Um ano que se vai é como um trabalho que se termina: seu começo, seu desenvolver e o seu concluir parecem unidos sob o mesmo véu que, uma vez levantado no dia 31 de Dezembro, deixa à mostra o que significou a vida naquele espaço de tempo: os projectos, os sonhos e perspectivas, as incertezas que agora se confirmaram para o bem e para o mal.
Dentre outras coisas, vou me lembrar sempre de 2008 pelo lançamento do primeiro disco solo de Marcelo Camelo, dos Los Hermanos. O "Sou" é um bocado inclassificável, mas há ali bossa nova, pop rock, marchinha de carnaval e o gênero "um banquinho e um violão" de MPB.
Numa das faixas do disco, logo ouvi uma vozinha feminina que me chamou muito a atenção: era bem afinada, corajosa (lembra até a Amália na coragem de imposição da voz) e infinitamente doce. O nome da moça é Mallu Magalhães e embora eu nunca tivesse antes ouvido falar dela, rapidamente passou a fazer parte das colectâneas que ando a escutar e em muito contribui para a alegria deste rapaz.
O convite do Marcelo para que a Mallu participasse do seu disco reverteu, como foi o meu caso, no encontro de quem gosta dos Los Hermanos com essa moça, mas mais que isso, penso eu, resultou, um pouco mais à frente, no romance dela com o barbudo.
O detalhe que os poderia afastar é que a moça tem 16 anos completados há pouco e o senhor Camelo já caminha para os seus 31. No coração, no entanto, são muito próximos... como ambos compõe o que cantam, é possível ter uma idéia de como pensam e as coisas convertem para os mesmos lados, assim como se converteram seus abraços.
Duvido muito que o Marcelo esperasse por algo assim. Grande romântico que é, o Camelo é dos que já viveram essas cenas amorosas mais intensamente e assim costumam vestir luvas antes de tocar alguém. A Mallu, entretanto, é a própria simplicidade, senso de atitute e beleza, é a musa do poeta, pequena e incorrompida, e por isso mesmo há ali aquela reciprocidade que faz as coisas darem certo, pois como bem dizia o nosso Vinicius de Moraes, nós não fazemos amigos [ou amores], mas sim reconhecemo-los.

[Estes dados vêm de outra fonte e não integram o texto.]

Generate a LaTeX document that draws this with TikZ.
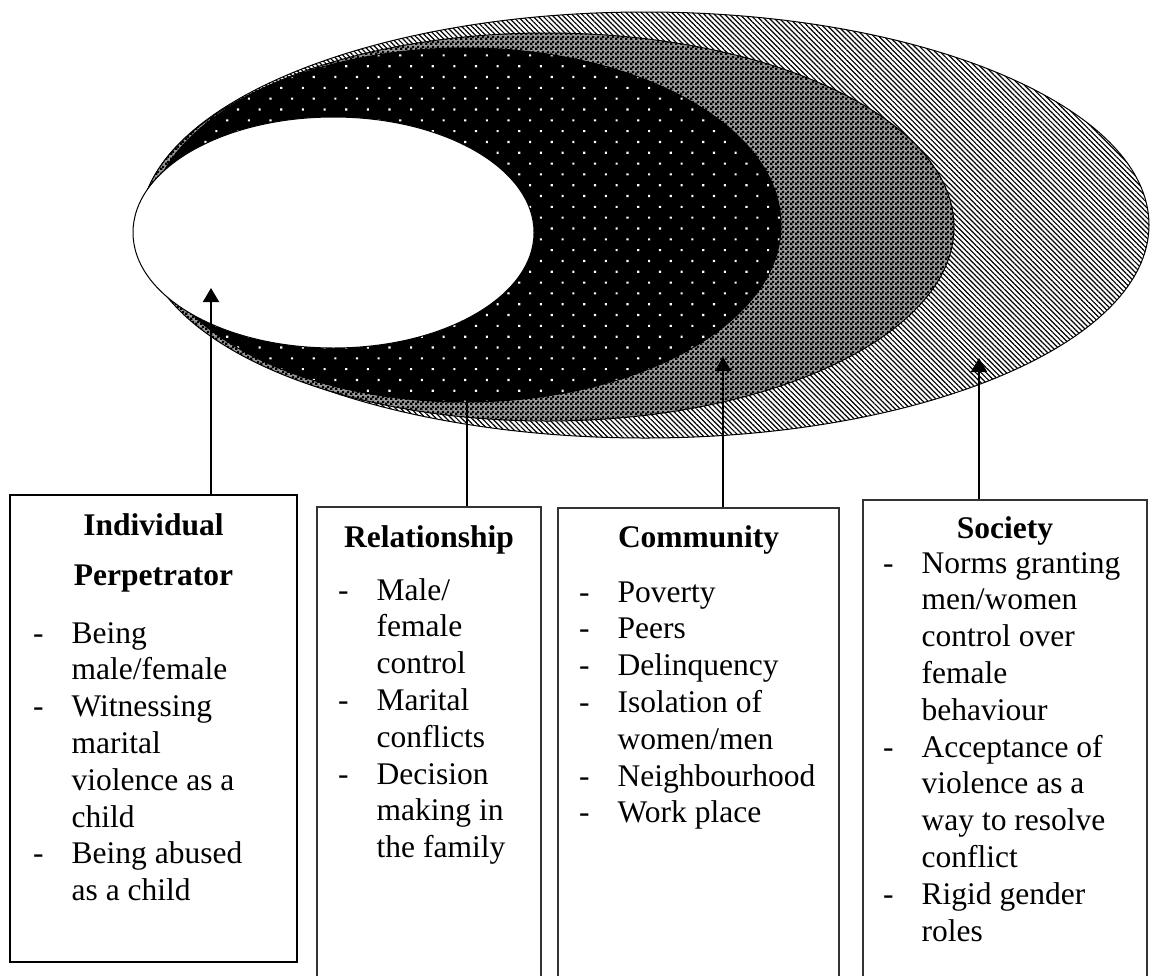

2008 para mim foi isso: o acaso inesperado, a beleza da vida a se desenhar com o passar dos dias, a fortuna que é reservada aos que procuram ventura, mais que aventura e confiam que estarão preparados para o que quer que venha.
Nessa perspectiva e por estar contraído de frio, (pois escrevo de frente para a janela aberta do quarto, a tirar proveito da linda vista), sobe pelas entranhas o desejo do verão do ano que vem, numa sanha tão doida que só pode ser explicada pelo conforto de vestir roupas mais leves, de ver mais cores, de estar mais à vontade pelas ruas, entre outras múltiplas e quentes vantagens.
O inverno tem seu charme (menor que o do outono, de certeza), mas nos priva de muita coisa, diria até que é uma estação menos sociável, não favorece muito os convívios, senão indirectamente (é a época que se encontram nos supermercados as cervejas pretas ou stouts, que embora não sejam como as britânicas já são melhores que o resto).
A esse desejo dos dias quentes, soma-se saber o quão ensolarada anda a linda América do Sul, seus vales e montanhas, rios e praias, suas cidades e aldeias, inundadas de sol, calor e boas promessas: o sul americano é um optimista por natureza e para esse espírito contribui muito a fartura de beleza e calor que o circunda por toda a vida. Ademais, diga-se que os últimos três verões desse que vos escreve foram tipicamente ingleses: nebulosos, cheios de chuva e malogrados dias de sol.
Há uma fome de calor, de sorriso, de bem-estar, de respirar fundo, há mais que tudo a esperança na renovação de tudo de belo que envolve a vida, os amigos, os lugares, a fé, o ideal, as lutas.
Lembro-me ainda vivamente do soturno Finsbury Park no inverno, as caveiras saltadas para junto do pêlo dos esquilos, as folhas apodrecidas na calçada, assim como dos fogos junto ao rio Tâmisa na noite de fim de ano, quando aquele milhão e tal de pessoas, originárias de todos os cantos do mundo, uniram-se num (mais ébrio do que fraterno) abraço à espera do que viria em seguida ao espetáculo pirotécnico. Nada mais substituiu as luzes do que o fumo. De tudo, resta no coração mais o caminho do que o destino.
O fumo a encobrir o horizonte do futuro parece o mesmo que aquele feito do queimar de roupas do falecido: de onde se acaba uma tarefa já adiante toma forma uma outra que, ano a ano, aprendi a chamar de "o verão do ano que vem".